Data for the task

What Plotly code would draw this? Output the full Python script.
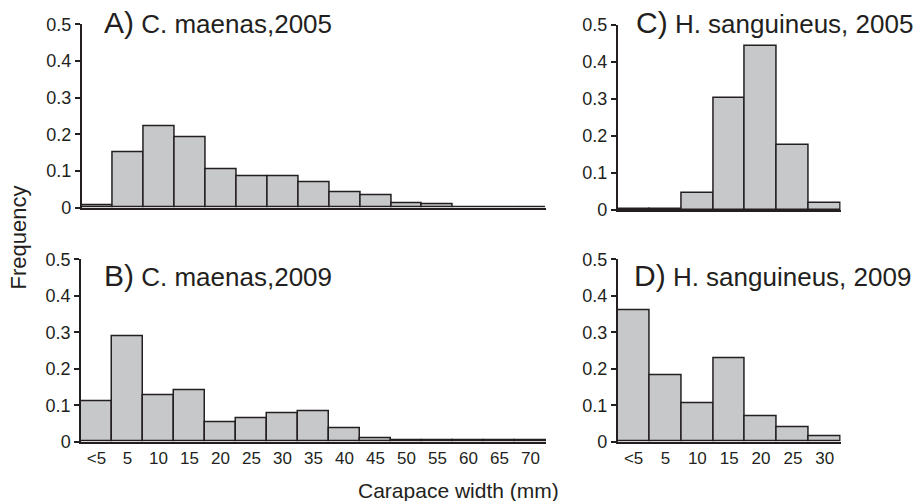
import plotly.graph_objects as go

# ---- data ----
cm_bins = ["<5", "5", "10", "15", "20", "25", "30", "35", "40", "45", "50", "55", "60", "65", "70"]
cm_2005 = [0.007, 0.151, 0.222, 0.193, 0.104, 0.085, 0.085, 0.068, 0.043, 0.034, 0.013, 0.008, 0.0, 0.0, 0.0]
cm_2009 = [0.112, 0.290, 0.128, 0.141, 0.053, 0.064, 0.079, 0.082, 0.037, 0.008, 0.003, 0.003, 0.003, 0.003, 0.003]
hs_bins = ["<5", "5", "10", "15", "20", "25", "30"]
hs_2005 = [0.003, 0.003, 0.047, 0.302, 0.444, 0.175, 0.019]
hs_2009 = [0.360, 0.181, 0.106, 0.229, 0.069, 0.040, 0.015]
y_ticks = [0, 0.1, 0.2, 0.3, 0.4, 0.5]
y_ticktext = ["0", "0.1", "0.2", "0.3", "0.4", "0.5"]

panels = [
    ("A)", "C. maenas,2005", cm_bins, cm_2005, False),
    ("B)", "C. maenas,2009", cm_bins, cm_2009, True),
    ("C)", "H. sanguineus, 2005", hs_bins, hs_2005, False),
    ("D)", "H. sanguineus, 2009", hs_bins, hs_2009, True),
]

W, H = 921, 501
FONT = "Liberation Sans, Arial, sans-serif"
INK = "#231f20"
FILL = "#c7c8ca"

# pixel boxes (left, right, top, bottom)
boxes = [
    (81.7, 546, 24.3, 207.7),
    (81, 546, 259.3, 441.7),
    (617.7, 840.7, 25, 210),
    (617.7, 840.7, 259.3, 441.7),
]
title_pos = [(102, 22), (102, 275), (634, 22), (632, 275)]

fig = go.Figure()
for i, ((lab, name, bins, vals, showx), (l, r, t, b), (tx, ty)) in enumerate(zip(panels, boxes, title_pos)):
    n = i + 1
    xa = "x" if n == 1 else f"x{n}"
    ya = "y" if n == 1 else f"y{n}"
    fig.add_trace(go.Bar(
        x=bins, y=vals, xaxis=xa, yaxis=ya,
        marker=dict(color=FILL, line=dict(color=INK, width=1.5)),
        width=1.0, showlegend=False, hoverinfo="x+y",
    ))
    xkey = "xaxis" if n == 1 else f"xaxis{n}"
    ykey = "yaxis" if n == 1 else f"yaxis{n}"
    fig.layout[xkey] = dict(
        domain=[l / W, r / W], anchor=ya, type="category",
        range=[-0.5, len(bins) - 0.5], showgrid=False, zeroline=False,
        showline=True, linecolor=INK, linewidth=2, ticks="",
        showticklabels=showx, tickfont=dict(family=FONT, size=17, color=INK),
        fixedrange=True, automargin=False,
    )
    fig.layout[ykey] = dict(
        domain=[1 - b / H, 1 - t / H], anchor=xa, range=[0, 0.5],
        tickvals=y_ticks, ticktext=y_ticktext, ticks="outside", ticklen=5,
        tickwidth=1.5, tickcolor=INK, showgrid=False, zeroline=False,
        showline=True, linecolor=INK, linewidth=1.5,
        tickfont=dict(family=FONT, size=18, color=INK), fixedrange=True,
        automargin=False,
    )
    fig.add_annotation(
        x=tx / W, y=1 - ty / H, xref="paper", yref="paper",
        xanchor="left", yanchor="middle", showarrow=False,
        text=f"<span style='font-size:30px'>{lab}</span> {name}",
        font=dict(family=FONT, size=26, color=INK),
    )

fig.add_annotation(
    x=458 / W, y=1 - 490 / H, xref="paper", yref="paper",
    xanchor="center", yanchor="middle", showarrow=False,
    text="Carapace width (mm)", font=dict(family=FONT, size=21, color=INK),
)
fig.add_annotation(
    x=17.5 / W, y=1 - 238 / H, xref="paper", yref="paper",
    xanchor="center", yanchor="middle", showarrow=False, textangle=-90,
    text="Frequency", font=dict(family=FONT, size=22, color=INK),
)

fig.update_layout(
    width=W, height=H, autosize=False,
    margin=dict(l=0, r=0, t=0, b=0, pad=0),
    paper_bgcolor="white", plot_bgcolor="white",
    bargap=0,
)
fig.write_html(
    "out.html",
    config={"displayModeBar": False},
    post_script="document.body.style.margin='0';document.body.style.overflow='hidden';",
)
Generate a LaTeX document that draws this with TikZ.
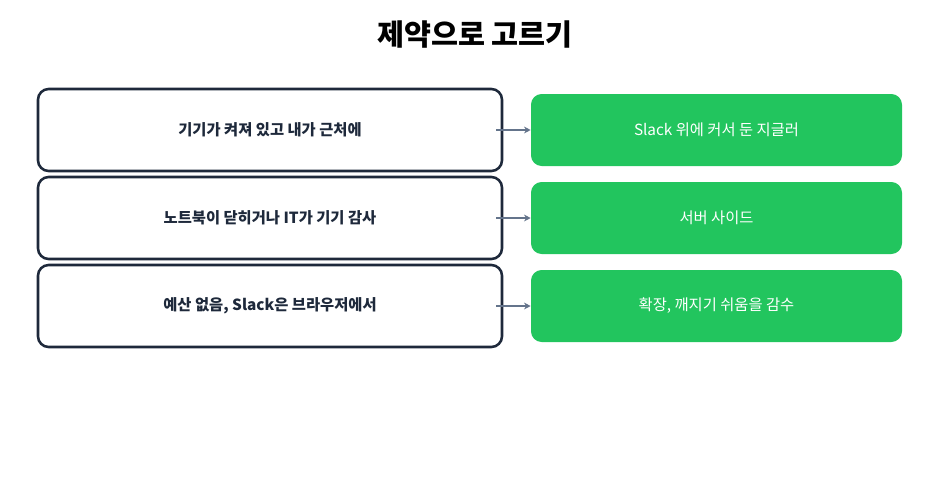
\documentclass[tikz,border=0pt]{standalone}
\usepackage{fontspec}
\setmainfont{Noto Sans CJK KR}
\usetikzlibrary{arrows.meta}
\definecolor{navy}{HTML}{1E293B}
\definecolor{grn}{HTML}{22C55E}
\definecolor{arr}{HTML}{64748B}
\begin{document}
\begin{tikzpicture}[x=0.75pt,y=-0.75pt,
  lbox/.style={draw=navy,line width=1.9pt,rounded corners=8pt,fill=white,minimum width=464*0.75pt,minimum height=82*0.75pt,font=\bfseries\fontsize{11.5}{14}\selectfont,text=navy},
  rbox/.style={fill=grn,rounded corners=8pt,minimum width=371*0.75pt,minimum height=72*0.75pt,font=\fontsize{11.5}{14}\selectfont,text=white},
  con/.style={draw=arr,line width=1.5pt,-{Stealth[length=5pt,width=5pt]}}]
\useasboundingbox (0,0) rectangle (950,482);
\node[font=\bfseries\fontsize{22}{26}\selectfont,text=black] (t) at (475,35) {제약으로 고르기};
\node[lbox] (l1) at (270,130) {기기가 켜져 있고 내가 근처에};
\node[lbox] (l2) at (270,218) {노트북이 닫히거나 IT가 기기 감사};
\node[lbox] (l3) at (270,306) {예산 없음, Slack은 브라우저에서};
\node[rbox] (r1) at (716.5,130) {Slack 위에 커서 둔 지글러};
\node[rbox] (r2) at (716.5,218) {서버 사이드};
\node[rbox] (r3) at (716.5,306) {확장, 깨지기 쉬움을 감수};
\coordinate (a1) at (496,130); \coordinate (a2) at (496,218); \coordinate (a3) at (496,306);
\draw[con] (a1) -- (r1.west);
\draw[con] (a2) -- (r2.west);
\draw[con] (a3) -- (r3.west);
\end{tikzpicture}
\end{document}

Challenge
Set down word for word the lines from the first entry through the line with "import plotly.graph_objects as go", both included, omitting pictures.

Written response
What Plotly code would draw this? Output the full Python script.
import plotly.graph_objects as go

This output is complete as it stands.